Surface platform
Humans, cranes, communications, power systems, drone docks, emergency systems, and repair bays stay above the waterline.
/ Reefstack
A machine reef for ocean-cooled AI infrastructure.
Reefstack is an Aliensun Labs speculative infrastructure experiment: a round, semi-submerged data center with a human-serviceable core, detachable underwater compute pods, and a managed reef-shell exterior.
Compute below. Life around. Humans above.
Round core architecture
Central human space. Modular machine ring. Reef shell outside.
Reefstack is imagined as a circular underwater facility. The safest, driest, most human-centered space sits in the middle. Around it, sealed compute pods attach like petals. Outside that, a managed reef shell absorbs the ocean's attention while protecting the machine core.
The goal is not to pretend the ocean is an infinite heat sink. The goal is to design a machine that measures its own impact, throttles itself before damage, and treats ecology as part of the operating system.
Central service core
A protected dry core gives humans and robots access to inspection corridors, controls, couplers, and manual override systems.
Compute ring
Sealed modular pods attach around the core like petals, using distributed cooling and health monitoring instead of one giant machine room.
Reef shell
Outer surfaces separate life zones from machine zones so habitat growth can be encouraged without blocking latches, sensors, or release paths.
Pod recovery
Failing pods should leave the reef without tearing the reef apart.
Each pod has automatic release, manual topside release, local mechanical override, sealed couplers, emergency buoyancy, and a clean-release path. A reef sleeve concept lets marine growth stay attached to habitat surfaces while the machine core floats up for repair.
01
Attached
02
Monitored
03
Isolated
04
Cleared
05
Released
06
Surfaced
07
Repaired
08
Redeployed
Heat and bloom constraints
Reefstack cannot create localized warm-water dead zones or bloom zones.
A single prototype would not raise sea levels or melt icecaps. A global network still has to respect ocean heat, local ecology, and clean-power limits. Reefstack uses a speculative upper-bound design cap of 100 units globally, but any real deployment would need environmental impact studies, staged pilots, and hard shutdown rules.
Diffuse the heat
No single hot exhaust point. Reefstack spreads thermal load across broad, low-temperature exchange surfaces.
Measure the plume
Temperature, dissolved oxygen, turbidity, chlorophyll-a, current speed, and biofouling sensors define operating limits.
Throttle before harm
If local water rises beyond ecological thresholds, workloads migrate, pods idle, and compute output drops.
Avoid bloom zones
Deployments avoid stagnant, nutrient-heavy, shallow, sensitive, or eutrophic waters where warmth can amplify algae blooms.
Disturb less sediment
Anchoring and drone movement are designed to reduce seabed scouring and nutrient release.
Cap the network
The speculative design cap is 100 Reefstacks globally. Real limits would be proven by modeling, pilots, and environmental monitoring.

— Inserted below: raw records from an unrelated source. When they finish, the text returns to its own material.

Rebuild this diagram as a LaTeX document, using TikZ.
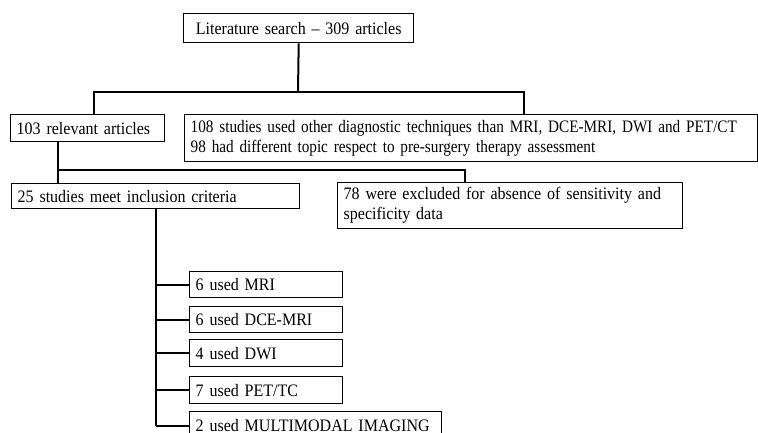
\documentclass[tikz,border=0pt]{standalone}
\usepackage{fontspec}
\setmainfont[FakeStretch=0.915]{Liberation Serif}
\newfontfamily\narrowfont[FakeStretch=0.87]{Liberation Serif}
\begin{document}
\begin{tikzpicture}[x=1pt,y=-1pt,
  box/.style={draw=black, line width=1.4pt, inner xsep=6pt, inner ysep=0pt,
    anchor=north west, align=left, font=\fontsize{17.5}{20}\selectfont},
  link/.style={draw=black, line width=2pt}]
\useasboundingbox (0,0) rectangle (758,433);
\fill[white] (0,0) rectangle (758,433);
% boxes
\node[box, align=center, text width=218pt, minimum height=29pt] (top) at (183,13) {Literature search -- 309 articles};
\node[box, text width=142pt, minimum height=27pt] (rel) at (10,114) {103 relevant articles};
\node[box, text width=561pt, minimum height=47pt, font=\fontsize{17.5}{20}\narrowfont] (oth) at (184,114) {108 studies used other diagnostic techniques than MRI, DCE-MRI, DWI and PET/CT\\98 had different topic respect to pre-surgery therapy assessment};
\node[box, text width=276pt, minimum height=25pt] (inc) at (11,183) {25 studies meet inclusion criteria};
\node[box, text width=333pt, minimum height=46pt] (exc) at (337,182) {78 were excluded for absence of sensitivity and\\specificity data};
\node[box, text width=141pt, minimum height=26pt] (mri) at (189,271) {6 used MRI};
\node[box, text width=141pt, minimum height=26pt] (dce) at (189,306) {6 used DCE-MRI};
\node[box, text width=141pt, minimum height=27pt] (dwi) at (189,339) {4 used DWI};
\node[box, text width=141pt, minimum height=27pt] (pet) at (189,376) {7 used PET/TC};
\node[box, text width=240pt, minimum height=28pt] (multi) at (189,411) {2 used MULTIMODAL IMAGING};
% connectors, level 1
\coordinate (b1) at (298,92);
\draw[link] (top.south) -- (b1);
\draw[link] ([xshift=6pt]rel.north) |- (b1) -| ([xshift=52.5pt]oth.north);
% level 2
\coordinate (b2) at (57,170);
\draw[link] ([xshift=-30pt]rel.south) -- ([xshift=-30pt]rel.south |- inc.north);
\draw[link] (b2) -| ([xshift=-45.5pt]exc.north);
% level 3
\draw[link] (inc.south) -- (inc.south |- multi.west);
\draw[link] (inc.south |- mri.west) -- (mri.west);
\draw[link] (inc.south |- dce.west) -- (dce.west);
\draw[link] (inc.south |- dwi.west) -- (dwi.west);
\draw[link] (inc.south |- pet.west) -- (pet.west);
\draw[link] (inc.south |- multi.west) -- (multi.west);
\end{tikzpicture}
\end{document}
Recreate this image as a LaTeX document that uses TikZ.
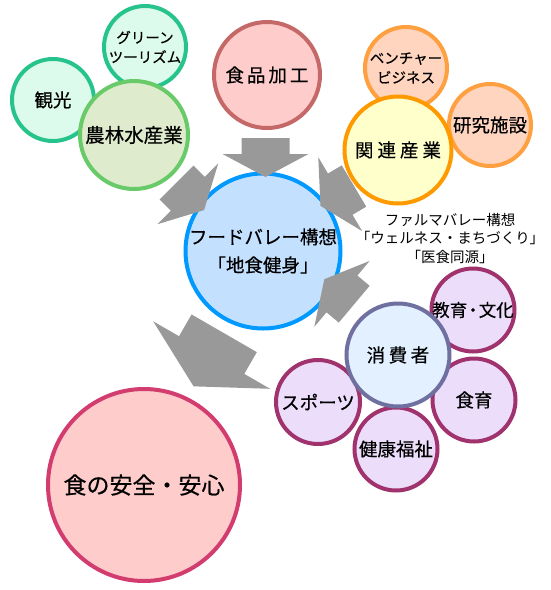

Maintenance robotics roadmap
The first build is a simulation, then a tabletop reef-machine.
The near-term Reefstack prototype is not a real underwater data center. It is a simulator that models pod health, heat output, corrosion, marine growth, current flow, drone inspection, and auto-release decisions.
Later prototypes can use Arduino and Raspberry Pi systems for thermal sensors, corrosion sensors, latch monitoring, buoyancy tests, underwater drone behavior, soft cleaning tools, and small maintenance bots.
Known unknowns
This is a research object, not a finished engineering proposal.
How much heat can a local current safely absorb without changing marine behavior?
Can reef sleeves let marine life remain attached while machine cores surface for repair?
What pod geometry handles pressure, buoyancy, retrieval, and thermal diffusion best?
Can growth zones and clean zones be maintained without damaging the surrounding habitat?
What tasks belong to humans, underwater drones, maintenance bots, or autonomous controls?
Could the system become net-positive habitat rather than just lower-impact infrastructure?